Off the top of my head:

• 1-6 (pyramids, cupolae & rotunda)
• 63 (tridiminished icosahedron - can't chop any further)
• 80 and 83 (parabidiminished & tridiminished rhombicosidodecahedra - ditto)
• the "sporadics" 84-86 & 88-92, (87 is an augmented sporadic) They have no relation to platonics or archimedeans.

which makes 6+1+2+8 = 17. There are other components from the platonic, archimedean, prisms and antiprisms that could arguably considered as needed for a building any of the J solids, but these are not "of the J solids". I think I have all or most of the list here, given your defn - well short of 28.

Where did you get 28? ... ah I see it in the mathworld article. Google throws up no other ref to "simple johnson solid". I suspect Mathworld is wrong, probably in the defn of "simple" --Andrew Kepert 07:58, 27 Jan 2005 (UTC)

Okay, thanks. That's disturbing if MathWorld is totally wrong here. dbenbenn | talk 22:15, 27 Jan 2005 (UTC)

Incidentally, the Wikipedia articles are using the term "elementary" instead of "simple," and upon incautious consideration I agree with Wikipedia's choice of terminology. —ajo, Apr 2005

I added a table of images at the end. Very useful.

Probably the list should be moved to "List of Johnson solids", and then this article can be shorter.

I'd like more statistics on these solids - Vertex, Edge, Face counts (and types of faces), Symmetry group. (I don't have this information) When this is available, making a data table would be more useful.

Tom Ruen 19:48, 15 October 2005 (UTC)

[edit] NEW TABLE

I added a new table with columns: Name, image, Type, Vertices, Edges, Faces, (Face counts by type 3,4,5,6,8,10), and Symmetry.

I computed the VEF counts by the table from: http://mathworld.wolfram.com/JohnsonSolid.html

Total faces by: F=F3+F4+F5+F6+F8+F10

Computed total internal angle_sum=180*(F3+2*F4+3*F5+4*F6+6*F8+8*F10)

Used angle defect sum to compute vertices: V=chi+angle_sum/360 (chi=2 for topological spheres)

Computed edges by Euler: E=V+F-2

The results should be correct, but may not be correctly matched by names if the indices were inconsistent!

[edit] A Name for the #84 - #92 group?

The series #84 - #92 are not derived from cut-and-paste of Platonics, Archimedians, and prisms.

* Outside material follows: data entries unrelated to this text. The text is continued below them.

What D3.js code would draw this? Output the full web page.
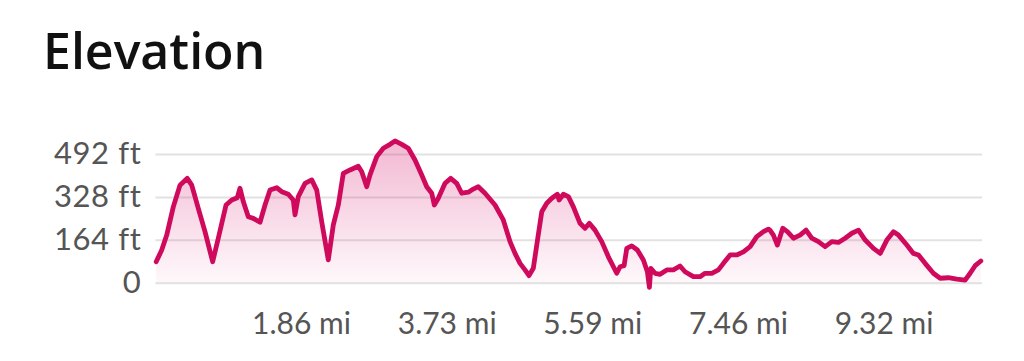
<!DOCTYPE html>
<html>
<head>
<meta charset="utf-8">
<script src="https://cdn.jsdelivr.net/npm/d3@7"></script>
<style>
  html, body { margin: 0; padding: 0; background: #fff; }
  svg { display: block; }
</style>
</head>
<body>
<svg id="chart" width="1024" height="361"></svg>
<script>
const title = "Elevation";
const distanceMi = [0.01,0.081,0.145,0.229,0.315,0.408,0.465,0.549,0.635,0.733,0.805,0.904,0.977,1.048,1.083,1.125,1.189,1.253,1.339,1.403,1.467,1.553,1.617,1.701,1.765,1.787,1.829,1.915,2.001,2.065,2.129,2.213,2.277,2.341,2.405,2.491,2.597,2.641,2.705,2.747,2.833,2.917,3.003,3.067,3.153,3.237,3.323,3.409,3.473,3.537,3.570,3.621,3.707,3.780,3.857,3.921,4.005,4.069,4.133,4.219,4.347,4.453,4.539,4.603,4.667,4.731,4.782,4.837,4.894,4.945,5.009,5.073,5.145,5.167,5.222,5.286,5.350,5.435,5.499,5.554,5.627,5.713,5.798,5.905,5.947,5.999,6.033,6.097,6.169,6.246,6.297,6.323,6.341,6.396,6.460,6.545,6.630,6.715,6.779,6.886,6.971,7.035,7.121,7.206,7.270,7.356,7.441,7.526,7.612,7.697,7.782,7.846,7.866,7.910,7.961,8.030,8.089,8.166,8.251,8.328,8.401,8.486,8.572,8.658,8.742,8.828,8.914,8.999,9.085,9.191,9.277,9.362,9.447,9.511,9.618,9.702,9.767,9.852,9.958,10.044,10.150,10.258,10.364,10.428,10.492,10.565];
const elevationFt = [80,125,182,290,373,399,373,284,195,80,170,297,316,325,361,310,252,246,231,297,354,363,348,338,316,259,329,380,393,354,233,87,221,297,418,431,445,424,367,412,482,514,529,542,529,514,469,412,367,342,297,323,380,399,380,342,346,358,367,342,297,240,157,112,74,49,27,55,170,271,304,323,338,316,338,329,290,227,208,227,201,157,99,36,61,65,131,141,125,87,42,-18,55,36,32,49,49,64,42,23,23,36,36,49,74,106,106,118,138,176,195,205,201,182,144,208,195,170,182,201,170,157,138,157,154,170,189,201,163,131,112,163,195,182,144,112,106,74,36,17,19,14,10,36,65,83];
const yTicks = [0, 164, 328, 492];
const yTickLabels = ["0", "164 ft", "328 ft", "492 ft"];
const xTicks = [1.864, 3.728, 5.592, 7.456, 9.32];
const xTickLabels = ["1.86 mi", "3.73 mi", "5.59 mi", "7.46 mi", "9.32 mi"];

const data = distanceMi.map((d, i) => ({ x: d, y: elevationFt[i] }));

const svg = d3.select("#chart");
const plotLeft = 155.4, plotRight = 982, plotTop = 154, plotBottom = 282.7;

const x = d3.scaleLinear().domain([0, 10.58]).range([plotLeft, plotRight]);
const y = d3.scaleLinear().domain([0, 492]).range([plotBottom, plotTop]);

svg.append("text")
  .attr("x", 43).attr("y", 69)
  .attr("font-family", "'Open Sans', 'Noto Sans', sans-serif")
  .attr("font-weight", 600)
  .attr("font-size", 50)
  .attr("fill", "#111")
  .style("font-variant-ligatures", "none")
  .text(title);

const defs = svg.append("defs");
const grad = defs.append("linearGradient")
  .attr("id", "areaGrad")
  .attr("gradientUnits", "userSpaceOnUse")
  .attr("x1", 0).attr("x2", 0)
  .attr("y1", y(542)).attr("y2", y(0));
grad.append("stop").attr("offset", 0).attr("stop-color", "#d6136a").attr("stop-opacity", 0.3);
grad.append("stop").attr("offset", 1).attr("stop-color", "#d6136a").attr("stop-opacity", 0.03);

const yAxis = d3.axisLeft(y).tickValues(yTicks)
  .tickSize(-(plotRight - plotLeft))
  .tickFormat((d, i) => yTickLabels[i]);
const gy = svg.append("g").attr("transform", `translate(${plotLeft},0)`).call(yAxis);
gy.select(".domain").remove();
gy.selectAll(".tick line").attr("stroke", "#e2e2e2").attr("stroke-width", 2);
gy.selectAll(".tick text")
  .attr("x", -14)
  .attr("font-family", "Lato, 'Noto Sans', sans-serif")
  .attr("font-size", 31)
  .attr("letter-spacing", 0.6)
  .attr("fill", "#555");

const xAxis = d3.axisBottom(x).tickValues(xTicks)
  .tickSize(0)
  .tickFormat((d, i) => xTickLabels[i]);
const gx = svg.append("g").attr("transform", `translate(0,${plotBottom})`).call(xAxis);
gx.select(".domain").remove();
gx.selectAll(".tick text")
  .attr("y", 30)
  .attr("dy", "0.71em")
  .attr("font-family", "Lato, 'Noto Sans', sans-serif")
  .attr("font-size", 30)
  .attr("fill", "#555");

const area = d3.area().x(d => x(d.x)).y0(y(0)).y1(d => y(d.y));
const line = d3.line().x(d => x(d.x)).y(d => y(d.y));

svg.append("path").datum(data).attr("d", area).attr("fill", "url(#areaGrad)");
svg.append("path").datum(data).attr("d", line)
  .attr("fill", "none")
  .attr("stroke", "#cf0a5c")
  .attr("stroke-width", 4.8)
  .attr("stroke-linejoin", "round")
  .attr("stroke-linecap", "round");
</script>
</body>
</html>
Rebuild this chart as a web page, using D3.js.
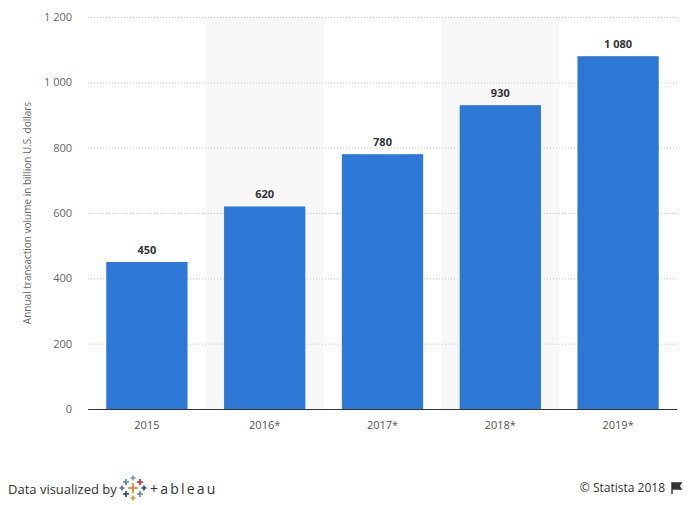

I put forth a trial name in the table: Johnson Special solids, after fiddling with a thesaurus for a while, thinking that they deserved better than "Miscellaneous". (One of them is actually an augmented Johnson special.) Other possibilities are Johnson Unique, Johnson Peculiar, Johnson Disctinctive, Johnson Elemental, etc.

Steven Dutch calls them "Complex Elementary Forms". —Tamfang 23:42, 8 July 2006 (UTC)

They're not really a set though, are they? As far as I can see, only the sphenocoronas form a set, and all the others are one-of-a-kind shapes. I think some sort of generic name like "Miscellaneous" or "Other" is the best way to describe them. "Special" indicates some sort of status they don't really have. Did Johnson himself give the group a name? In fact, did he group them at all? — sjorford++ 09:04, 10 July 2006 (UTC)

Very well, I will revert it back to Miscellaneous as I found it.